Bitcoin is currently facing challenges in maintaining a price above $115,000 following a recent interest rate cut by the United States Federal Reserve. The central bank’s decision to lower interest rates by 25 basis points brought the benchmark range down to 4.0%–4.25%. However, the immediate impact on the cryptocurrency market has been somewhat muted, as traders assess the Fed’s cautious stance.
On the one-hour chart, Bitcoin briefly dipped below the $115,000 mark, but it is making attempts to stabilize and close above this level. The Federal Open Market Committee (FOMC) released a statement on Wednesday that pointed to a slowdown in job gains, a modest increase in unemployment, and continuing concerns about elevated inflation. The Fed also noted rising downside risks to employment, indicating a more dovish policy outlook.
Significantly, projections now estimate an additional 50 basis points in rate cuts through 2025, reflecting the Fed’s increasing worries regarding the economy’s balance of risks. While the FOMC reiterated its commitment to achieving a 2% inflation target, its tone suggested a preference for supporting growth and employment amidst a deceleration in economic momentum. A dissenting voice came from newly appointed Fed Governor Stephen Miran, who advocated for a more significant half-point cut, reinforcing expectations of an accommodative monetary policy.

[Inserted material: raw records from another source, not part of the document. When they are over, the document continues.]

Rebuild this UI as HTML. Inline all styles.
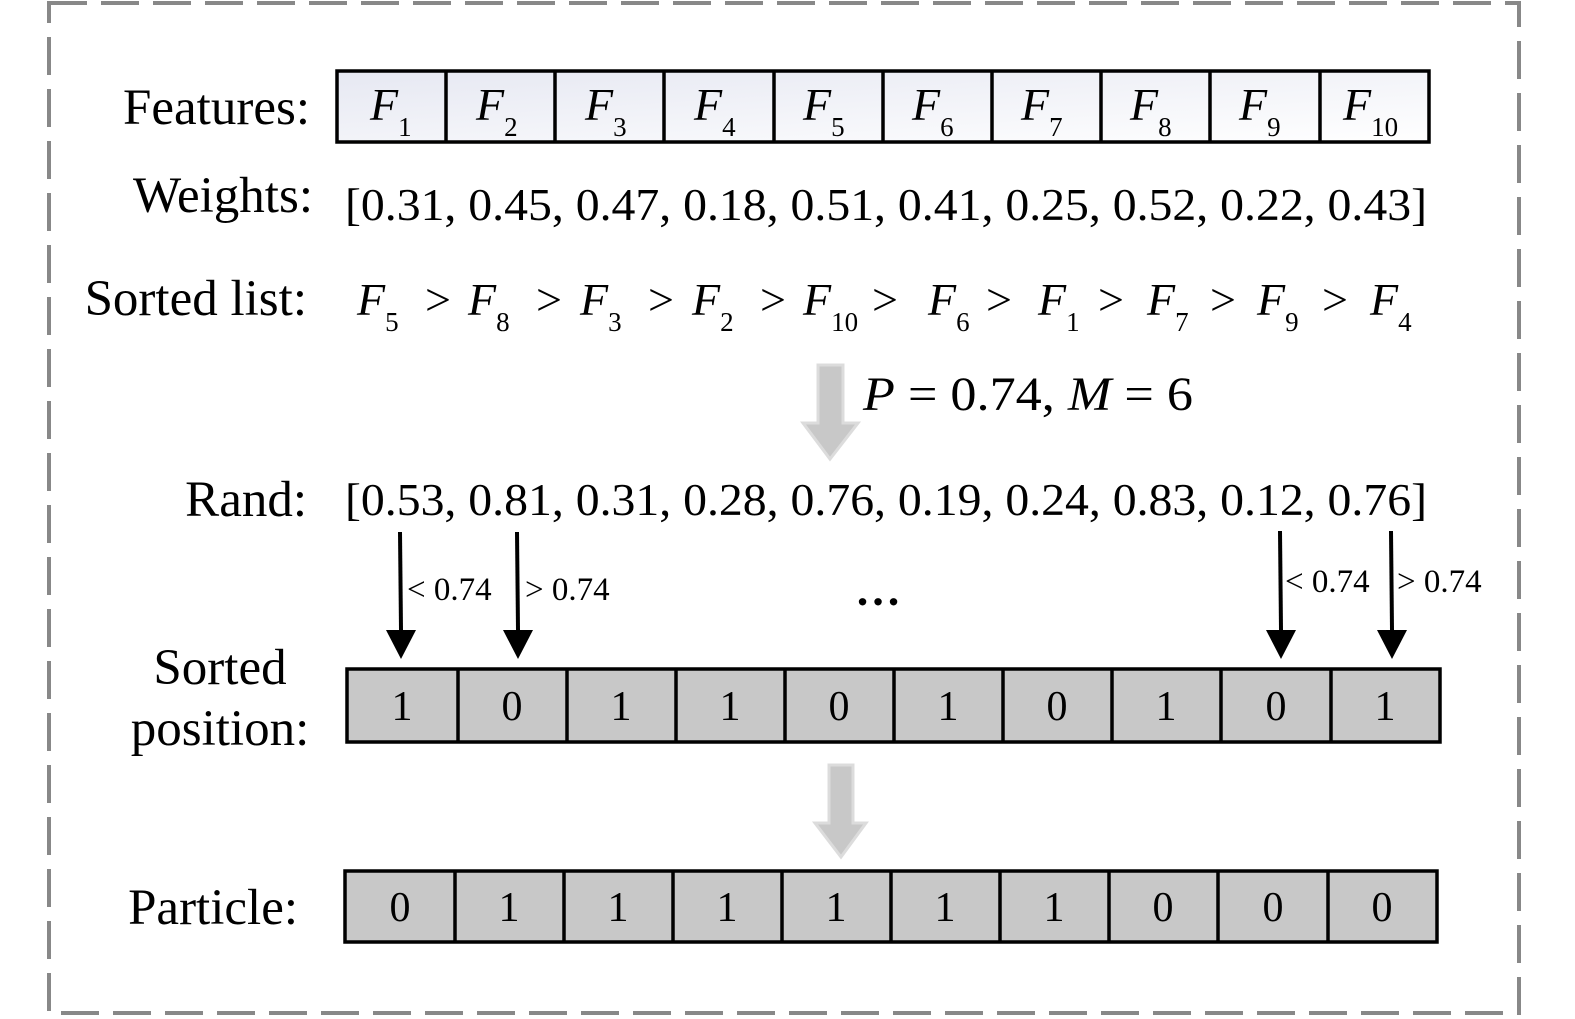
<!DOCTYPE html>
<html><head><style>
html,body{margin:0;padding:0;background:#fff;}
svg{display:block;}
text{font-family:"Liberation Serif",serif;fill:#000;}
</style></head><body>
<svg width="1575" height="1019" viewBox="0 0 1575 1019" xmlns="http://www.w3.org/2000/svg">
<defs>
<linearGradient id="fg" x1="0" y1="0" x2="1" y2="1"><stop offset="0" stop-color="#e6e8f2"/><stop offset="1" stop-color="#ffffff"/></linearGradient>
</defs>
<rect x="49" y="3" width="1470" height="1010" fill="none" stroke="#888" stroke-width="4" stroke-dasharray="38,14"/>

<!-- Labels -->
<text x="310" y="124" font-size="51" text-anchor="end">Features:</text>
<text x="313" y="212" font-size="51" text-anchor="end">Weights:</text>
<text x="307" y="315" font-size="51" text-anchor="end">Sorted list:</text>
<text x="307" y="516" font-size="51" text-anchor="end">Rand:</text>
<text x="220" y="684" font-size="51" text-anchor="middle">Sorted</text>
<text x="220" y="745" font-size="51" text-anchor="middle">position:</text>
<text x="298" y="924" font-size="51" text-anchor="end">Particle:</text>

<!-- Features row -->
<g stroke="#000" stroke-width="3.5">
<rect x="337" y="71" width="1092" height="71" fill="url(#fg)"/>
<line x1="446" y1="71" x2="446" y2="142"/><line x1="555" y1="71" x2="555" y2="142"/><line x1="664" y1="71" x2="664" y2="142"/><line x1="774" y1="71" x2="774" y2="142"/><line x1="883" y1="71" x2="883" y2="142"/><line x1="992" y1="71" x2="992" y2="142"/><line x1="1101" y1="71" x2="1101" y2="142"/><line x1="1210" y1="71" x2="1210" y2="142"/><line x1="1320" y1="71" x2="1320" y2="142"/>
</g>
<g font-size="46" font-style="italic">
<text x="370" y="120">F<tspan font-style="normal" font-size="27" dy="16">1</tspan></text>
<text x="476" y="120">F<tspan font-style="normal" font-size="27" dy="16">2</tspan></text>
<text x="585" y="120">F<tspan font-style="normal" font-size="27" dy="16">3</tspan></text>
<text x="694" y="120">F<tspan font-style="normal" font-size="27" dy="16">4</tspan></text>
<text x="803" y="120">F<tspan font-style="normal" font-size="27" dy="16">5</tspan></text>
<text x="912" y="120">F<tspan font-style="normal" font-size="27" dy="16">6</tspan></text>
<text x="1021" y="120">F<tspan font-style="normal" font-size="27" dy="16">7</tspan></text>
<text x="1130" y="120">F<tspan font-style="normal" font-size="27" dy="16">8</tspan></text>
<text x="1239" y="120">F<tspan font-style="normal" font-size="27" dy="16">9</tspan></text>
<text x="1343" y="120">F<tspan font-style="normal" font-size="27" dy="16">10</tspan></text>
</g>

<text x="345" y="220" font-size="45" textLength="1082" lengthAdjust="spacingAndGlyphs">[0.31, 0.45, 0.47, 0.18, 0.51, 0.41, 0.25, 0.52, 0.22, 0.43]</text>

<!-- Sorted list -->
<g font-size="46">
<text x="357" y="315"><tspan font-style="italic">F</tspan><tspan font-size="27" dy="16">5</tspan></text>
<text x="425" y="315">&gt;</text>
<text x="468" y="315"><tspan font-style="italic">F</tspan><tspan font-size="27" dy="16">8</tspan></text>
<text x="536" y="315">&gt;</text>
<text x="580" y="315"><tspan font-style="italic">F</tspan><tspan font-size="27" dy="16">3</tspan></text>
<text x="648" y="315">&gt;</text>
<text x="692" y="315"><tspan font-style="italic">F</tspan><tspan font-size="27" dy="16">2</tspan></text>
<text x="760" y="315">&gt;</text>
<text x="803" y="315"><tspan font-style="italic">F</tspan><tspan font-size="27" dy="16">10</tspan></text>
<text x="872" y="315">&gt;</text>
<text x="928" y="315"><tspan font-style="italic">F</tspan><tspan font-size="27" dy="16">6</tspan></text>
<text x="986" y="315">&gt;</text>
<text x="1038" y="315"><tspan font-style="italic">F</tspan><tspan font-size="27" dy="16">1</tspan></text>
<text x="1098" y="315">&gt;</text>
<text x="1147" y="315"><tspan font-style="italic">F</tspan><tspan font-size="27" dy="16">7</tspan></text>
<text x="1210" y="315">&gt;</text>
<text x="1257" y="315"><tspan font-style="italic">F</tspan><tspan font-size="27" dy="16">9</tspan></text>
<text x="1322" y="315">&gt;</text>
<text x="1370" y="315"><tspan font-style="italic">F</tspan><tspan font-size="27" dy="16">4</tspan></text>
</g>

<!-- gray arrow 1 -->
<polygon points="818,365 843,365 843,423 858,423 830,459 803,423 818,423" fill="#c8c8c8" stroke="#dcdcdc" stroke-width="3"/>
<text x="863" y="410" font-size="48" textLength="330" lengthAdjust="spacingAndGlyphs"><tspan font-style="italic">P</tspan> = 0.74, <tspan font-style="italic">M</tspan> = 6</text>

<text x="345" y="515" font-size="45" textLength="1082" lengthAdjust="spacingAndGlyphs">[0.53, 0.81, 0.31, 0.28, 0.76, 0.19, 0.24, 0.83, 0.12, 0.76]</text>

<!-- black arrows -->
<g stroke="#000" stroke-width="4">
<line x1="400" y1="532" x2="401" y2="630"/>
<line x1="517" y1="532" x2="518" y2="630"/>
<line x1="1280" y1="531" x2="1281" y2="630"/>
<line x1="1391" y1="531" x2="1392" y2="630"/>
</g>
<g fill="#000">
<polygon points="386,630 416,630 401,659"/>
<polygon points="503,630 533,630 518,659"/>
<polygon points="1266,630 1296,630 1281,659"/>
<polygon points="1377,630 1407,630 1392,659"/>
</g>
<g font-size="33">
<text x="407" y="600">&lt; 0.74</text>
<text x="525" y="600">&gt; 0.74</text>
<text x="1285" y="592">&lt; 0.74</text>
<text x="1397" y="592">&gt; 0.74</text>
</g>
<text x="855" y="605" font-size="46" font-weight="bold">…</text>

<!-- sorted position row -->
<g stroke="#000" stroke-width="3.5">
<rect x="347" y="669" width="1093" height="73" fill="#c8c8c8"/>
<line x1="458" y1="669" x2="458" y2="742"/><line x1="567" y1="669" x2="567" y2="742"/><line x1="676" y1="669" x2="676" y2="742"/><line x1="785" y1="669" x2="785" y2="742"/><line x1="894" y1="669" x2="894" y2="742"/><line x1="1003" y1="669" x2="1003" y2="742"/><line x1="1112" y1="669" x2="1112" y2="742"/><line x1="1221" y1="669" x2="1221" y2="742"/><line x1="1331" y1="669" x2="1331" y2="742"/>
</g>
<g font-size="42" text-anchor="middle">
<text x="402" y="720">1</text><text x="512" y="720">0</text><text x="621" y="720">1</text><text x="730" y="720">1</text><text x="839" y="720">0</text><text x="948" y="720">1</text><text x="1057" y="720">0</text><text x="1166" y="720">1</text><text x="1276" y="720">0</text><text x="1385" y="720">1</text>
</g>

<!-- gray arrow 2 -->
<polygon points="829,765 853,765 853,823 866,823 841,857 815,823 829,823" fill="#c8c8c8" stroke="#dcdcdc" stroke-width="3"/>

<!-- particle row -->
<g stroke="#000" stroke-width="3.5">
<rect x="345" y="871" width="1092" height="71" fill="#c8c8c8"/>
<line x1="455" y1="871" x2="455" y2="942"/><line x1="564" y1="871" x2="564" y2="942"/><line x1="673" y1="871" x2="673" y2="942"/><line x1="782" y1="871" x2="782" y2="942"/><line x1="891" y1="871" x2="891" y2="942"/><line x1="1000" y1="871" x2="1000" y2="942"/><line x1="1109" y1="871" x2="1109" y2="942"/><line x1="1218" y1="871" x2="1218" y2="942"/><line x1="1328" y1="871" x2="1328" y2="942"/>
</g>
<g font-size="42" text-anchor="middle">
<text x="400" y="921">0</text><text x="509" y="921">1</text><text x="618" y="921">1</text><text x="727" y="921">1</text><text x="836" y="921">1</text><text x="945" y="921">1</text><text x="1054" y="921">1</text><text x="1163" y="921">0</text><text x="1273" y="921">0</text><text x="1382" y="921">0</text>
</g>
</svg>
</body></html>
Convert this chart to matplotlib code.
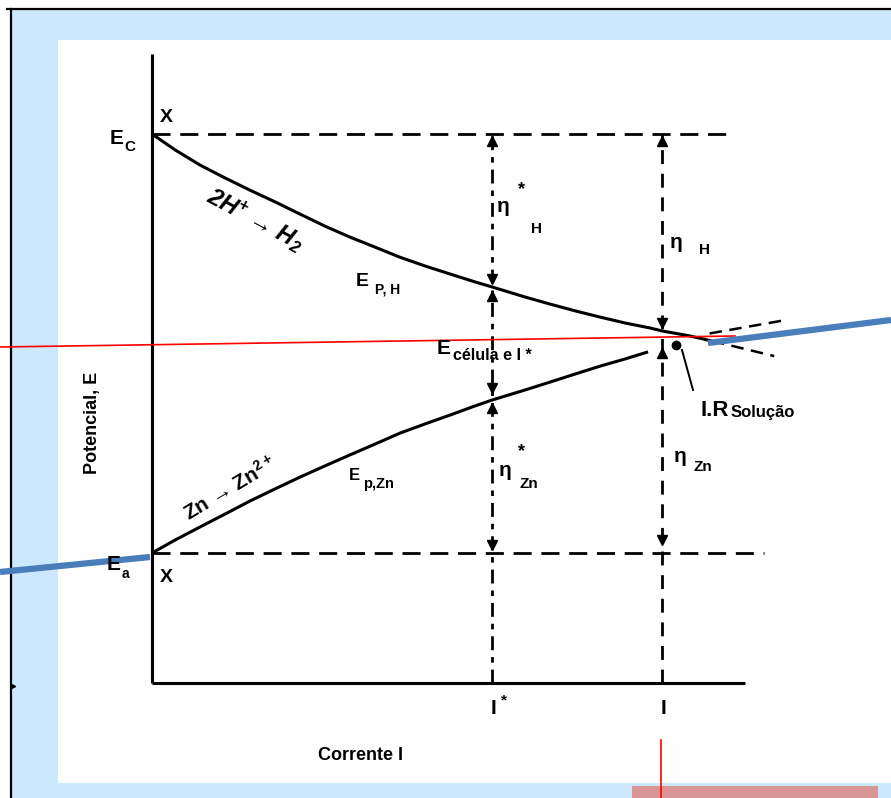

Despite the dovish signals from the Fed, Bitcoin’s response has been relatively sluggish, with market activity characterized more by price consolidation than clear directional movement. Traders appear to be exercising caution, considering the Fed’s extended easing trajectory against ongoing uncertainties surrounding inflation and global markets.
Market analyst Nic Puckrin noted earlier that the potential impact of the Fed’s rate cut might have already been factored into the market, raising the risk of a short-term “sell the news” reaction. While lower borrowing costs usually bolster risk assets in the long run, traders are wary that initial optimism may quickly wane. This could lead to increased volatility for Bitcoin and the broader cryptocurrency landscape, even as the long-term outlook appears more favorable amid continuing monetary easing.
In the wake of the FOMC announcement, Bitcoin’s open interest surged, indicating that futures traders are preparing for heightened volatility. However, spot market activities have not reflected this excitement, as overall spot volumes have been on the decline, even as futures volumes climbed. This divergence indicates that current price actions may be primarily influenced by leveraged positions rather than robust spot demand. The lack of strong spot buyer activity raises concerns about the sustainability of Bitcoin’s price movements, leaving the market susceptible to sharp fluctuations if leveraged positions begin to unwind.
Investors are advised to approach the current market climate with caution, as volatility may persist in the near term.